Dataset extract ->
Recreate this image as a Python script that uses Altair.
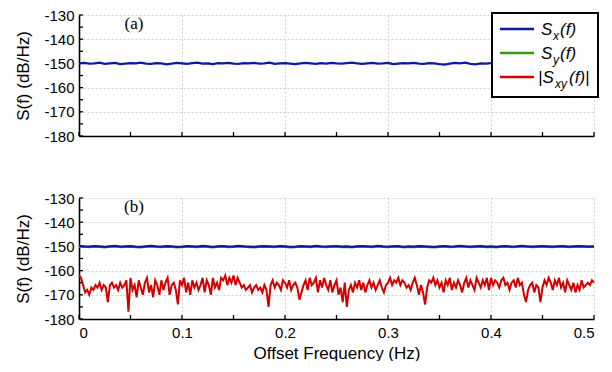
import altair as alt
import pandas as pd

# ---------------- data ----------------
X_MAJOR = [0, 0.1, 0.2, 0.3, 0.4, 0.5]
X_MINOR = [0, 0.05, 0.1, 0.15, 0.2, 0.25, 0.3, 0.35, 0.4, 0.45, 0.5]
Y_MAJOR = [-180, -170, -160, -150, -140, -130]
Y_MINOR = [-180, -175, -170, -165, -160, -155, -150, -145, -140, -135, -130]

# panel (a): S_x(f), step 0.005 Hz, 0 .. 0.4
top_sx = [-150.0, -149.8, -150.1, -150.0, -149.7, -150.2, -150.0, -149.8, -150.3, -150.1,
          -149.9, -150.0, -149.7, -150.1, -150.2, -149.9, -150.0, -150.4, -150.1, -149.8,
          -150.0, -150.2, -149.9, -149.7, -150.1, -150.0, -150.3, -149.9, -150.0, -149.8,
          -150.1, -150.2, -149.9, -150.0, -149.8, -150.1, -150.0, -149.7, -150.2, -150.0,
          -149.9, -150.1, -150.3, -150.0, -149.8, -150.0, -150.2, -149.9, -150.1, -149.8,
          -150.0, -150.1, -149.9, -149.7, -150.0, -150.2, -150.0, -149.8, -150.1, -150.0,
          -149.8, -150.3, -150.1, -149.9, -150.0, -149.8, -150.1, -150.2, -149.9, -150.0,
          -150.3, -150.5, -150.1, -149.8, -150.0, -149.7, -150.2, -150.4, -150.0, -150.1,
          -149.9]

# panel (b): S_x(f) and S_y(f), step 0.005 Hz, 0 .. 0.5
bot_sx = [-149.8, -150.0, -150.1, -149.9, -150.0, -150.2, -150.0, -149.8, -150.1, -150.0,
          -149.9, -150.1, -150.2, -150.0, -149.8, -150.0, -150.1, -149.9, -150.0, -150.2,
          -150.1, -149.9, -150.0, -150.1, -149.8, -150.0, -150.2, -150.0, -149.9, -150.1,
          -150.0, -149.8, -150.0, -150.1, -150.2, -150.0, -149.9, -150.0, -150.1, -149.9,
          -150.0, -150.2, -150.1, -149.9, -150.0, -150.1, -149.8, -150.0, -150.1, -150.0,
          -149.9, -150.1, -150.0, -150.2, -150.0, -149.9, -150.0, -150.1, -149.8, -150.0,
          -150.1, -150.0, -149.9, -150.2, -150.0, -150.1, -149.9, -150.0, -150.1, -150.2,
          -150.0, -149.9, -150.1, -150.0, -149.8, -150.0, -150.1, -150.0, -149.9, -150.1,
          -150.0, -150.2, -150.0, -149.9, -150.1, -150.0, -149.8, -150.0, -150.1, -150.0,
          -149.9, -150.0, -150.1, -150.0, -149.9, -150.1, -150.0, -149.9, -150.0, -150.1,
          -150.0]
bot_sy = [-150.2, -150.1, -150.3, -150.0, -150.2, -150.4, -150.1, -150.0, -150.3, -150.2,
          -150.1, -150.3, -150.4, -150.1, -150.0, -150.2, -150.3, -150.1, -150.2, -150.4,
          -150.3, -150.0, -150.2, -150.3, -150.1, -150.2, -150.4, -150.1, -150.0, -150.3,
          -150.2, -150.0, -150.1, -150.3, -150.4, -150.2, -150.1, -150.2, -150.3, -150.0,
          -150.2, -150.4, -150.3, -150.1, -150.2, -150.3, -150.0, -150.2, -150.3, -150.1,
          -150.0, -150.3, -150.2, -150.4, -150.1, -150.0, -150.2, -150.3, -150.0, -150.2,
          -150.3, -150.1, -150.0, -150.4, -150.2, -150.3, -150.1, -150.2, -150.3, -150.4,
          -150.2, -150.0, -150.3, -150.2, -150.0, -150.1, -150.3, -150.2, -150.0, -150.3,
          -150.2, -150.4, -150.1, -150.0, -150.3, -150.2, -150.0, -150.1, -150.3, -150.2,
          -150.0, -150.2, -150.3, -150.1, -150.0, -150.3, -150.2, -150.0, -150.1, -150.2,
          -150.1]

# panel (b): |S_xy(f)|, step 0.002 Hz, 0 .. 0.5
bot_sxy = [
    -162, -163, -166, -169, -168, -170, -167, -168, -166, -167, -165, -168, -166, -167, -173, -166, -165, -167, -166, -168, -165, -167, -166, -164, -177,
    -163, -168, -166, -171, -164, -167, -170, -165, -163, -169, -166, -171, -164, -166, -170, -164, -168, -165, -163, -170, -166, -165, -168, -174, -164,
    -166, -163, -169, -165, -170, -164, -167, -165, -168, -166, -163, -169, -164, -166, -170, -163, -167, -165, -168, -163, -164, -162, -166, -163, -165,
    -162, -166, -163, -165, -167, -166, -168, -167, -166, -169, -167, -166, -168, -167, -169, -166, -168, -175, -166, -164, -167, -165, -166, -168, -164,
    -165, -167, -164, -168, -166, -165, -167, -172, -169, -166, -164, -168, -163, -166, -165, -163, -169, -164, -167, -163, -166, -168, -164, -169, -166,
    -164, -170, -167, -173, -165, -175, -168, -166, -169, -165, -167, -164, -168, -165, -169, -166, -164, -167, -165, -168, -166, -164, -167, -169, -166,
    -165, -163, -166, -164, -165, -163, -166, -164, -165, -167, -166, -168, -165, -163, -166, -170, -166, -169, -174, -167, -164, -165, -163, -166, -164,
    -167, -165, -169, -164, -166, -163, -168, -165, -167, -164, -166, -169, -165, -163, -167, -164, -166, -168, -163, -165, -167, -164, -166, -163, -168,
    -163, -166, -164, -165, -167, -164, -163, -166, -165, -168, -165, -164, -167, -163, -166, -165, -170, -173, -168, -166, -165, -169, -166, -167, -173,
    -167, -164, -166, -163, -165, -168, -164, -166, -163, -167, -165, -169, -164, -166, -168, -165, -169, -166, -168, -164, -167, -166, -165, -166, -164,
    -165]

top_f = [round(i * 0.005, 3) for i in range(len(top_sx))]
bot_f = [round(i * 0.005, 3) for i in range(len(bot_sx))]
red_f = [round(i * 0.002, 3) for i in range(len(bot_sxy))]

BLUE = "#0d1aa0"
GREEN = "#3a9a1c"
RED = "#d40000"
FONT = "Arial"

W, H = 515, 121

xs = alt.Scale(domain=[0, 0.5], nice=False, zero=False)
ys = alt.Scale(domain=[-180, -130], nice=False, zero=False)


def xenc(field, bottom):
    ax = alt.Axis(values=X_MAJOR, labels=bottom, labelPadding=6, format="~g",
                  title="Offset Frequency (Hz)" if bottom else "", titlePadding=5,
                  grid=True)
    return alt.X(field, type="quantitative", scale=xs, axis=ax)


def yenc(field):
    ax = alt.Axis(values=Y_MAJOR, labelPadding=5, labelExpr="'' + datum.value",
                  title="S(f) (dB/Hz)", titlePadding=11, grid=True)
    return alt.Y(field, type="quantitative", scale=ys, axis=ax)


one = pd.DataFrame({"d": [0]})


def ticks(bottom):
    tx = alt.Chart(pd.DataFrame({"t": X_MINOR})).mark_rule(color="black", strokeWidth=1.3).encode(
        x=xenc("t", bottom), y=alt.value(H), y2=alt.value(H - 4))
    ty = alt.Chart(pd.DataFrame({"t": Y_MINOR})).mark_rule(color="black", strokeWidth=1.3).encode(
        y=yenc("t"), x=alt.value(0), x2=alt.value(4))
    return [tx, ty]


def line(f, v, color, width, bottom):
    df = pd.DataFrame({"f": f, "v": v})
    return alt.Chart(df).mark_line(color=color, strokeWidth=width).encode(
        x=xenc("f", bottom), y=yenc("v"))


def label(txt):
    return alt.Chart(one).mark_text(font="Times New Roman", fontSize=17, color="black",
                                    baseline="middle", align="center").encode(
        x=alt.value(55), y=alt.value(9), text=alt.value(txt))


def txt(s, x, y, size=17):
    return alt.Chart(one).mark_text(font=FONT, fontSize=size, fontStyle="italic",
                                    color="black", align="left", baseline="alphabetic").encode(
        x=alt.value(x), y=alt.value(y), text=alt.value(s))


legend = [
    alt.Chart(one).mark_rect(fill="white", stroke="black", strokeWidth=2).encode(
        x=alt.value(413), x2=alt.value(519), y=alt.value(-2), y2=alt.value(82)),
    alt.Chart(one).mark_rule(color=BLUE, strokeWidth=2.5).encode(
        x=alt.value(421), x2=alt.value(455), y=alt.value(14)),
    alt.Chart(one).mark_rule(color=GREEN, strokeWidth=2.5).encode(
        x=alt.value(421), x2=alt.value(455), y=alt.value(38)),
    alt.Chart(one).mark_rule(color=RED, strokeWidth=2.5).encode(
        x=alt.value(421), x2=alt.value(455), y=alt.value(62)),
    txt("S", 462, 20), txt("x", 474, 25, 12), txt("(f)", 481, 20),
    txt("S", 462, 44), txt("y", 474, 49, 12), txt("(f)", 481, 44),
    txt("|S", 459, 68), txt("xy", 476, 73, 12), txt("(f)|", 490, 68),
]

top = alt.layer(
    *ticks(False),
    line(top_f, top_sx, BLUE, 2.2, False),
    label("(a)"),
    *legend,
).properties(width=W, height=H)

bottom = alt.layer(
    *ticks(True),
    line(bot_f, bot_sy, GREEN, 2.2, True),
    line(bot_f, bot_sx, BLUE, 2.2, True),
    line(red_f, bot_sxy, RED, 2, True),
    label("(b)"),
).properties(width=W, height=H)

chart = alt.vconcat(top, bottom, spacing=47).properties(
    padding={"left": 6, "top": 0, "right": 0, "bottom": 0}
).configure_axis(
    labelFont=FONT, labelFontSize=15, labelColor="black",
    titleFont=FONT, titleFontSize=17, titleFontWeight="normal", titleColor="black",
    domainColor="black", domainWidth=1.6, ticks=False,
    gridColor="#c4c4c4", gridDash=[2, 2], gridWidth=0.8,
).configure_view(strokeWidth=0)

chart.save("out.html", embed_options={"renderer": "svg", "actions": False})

Aim of the exercise ->
Reproduce exactly the run of lines that opens the listing and closes with the line holding "-140, -135, -130]". Pictures are excluded.

Finished exercise ->
Recreate this image as a Python script that uses Altair.
import altair as alt
import pandas as pd

# ---------------- data ----------------
X_MAJOR = [0, 0.1, 0.2, 0.3, 0.4, 0.5]
X_MINOR = [0, 0.05, 0.1, 0.15, 0.2, 0.25, 0.3, 0.35, 0.4, 0.45, 0.5]
Y_MAJOR = [-180, -170, -160, -150, -140, -130]
Y_MINOR = [-180, -175, -170, -165, -160, -155, -150, -145, -140, -135, -130]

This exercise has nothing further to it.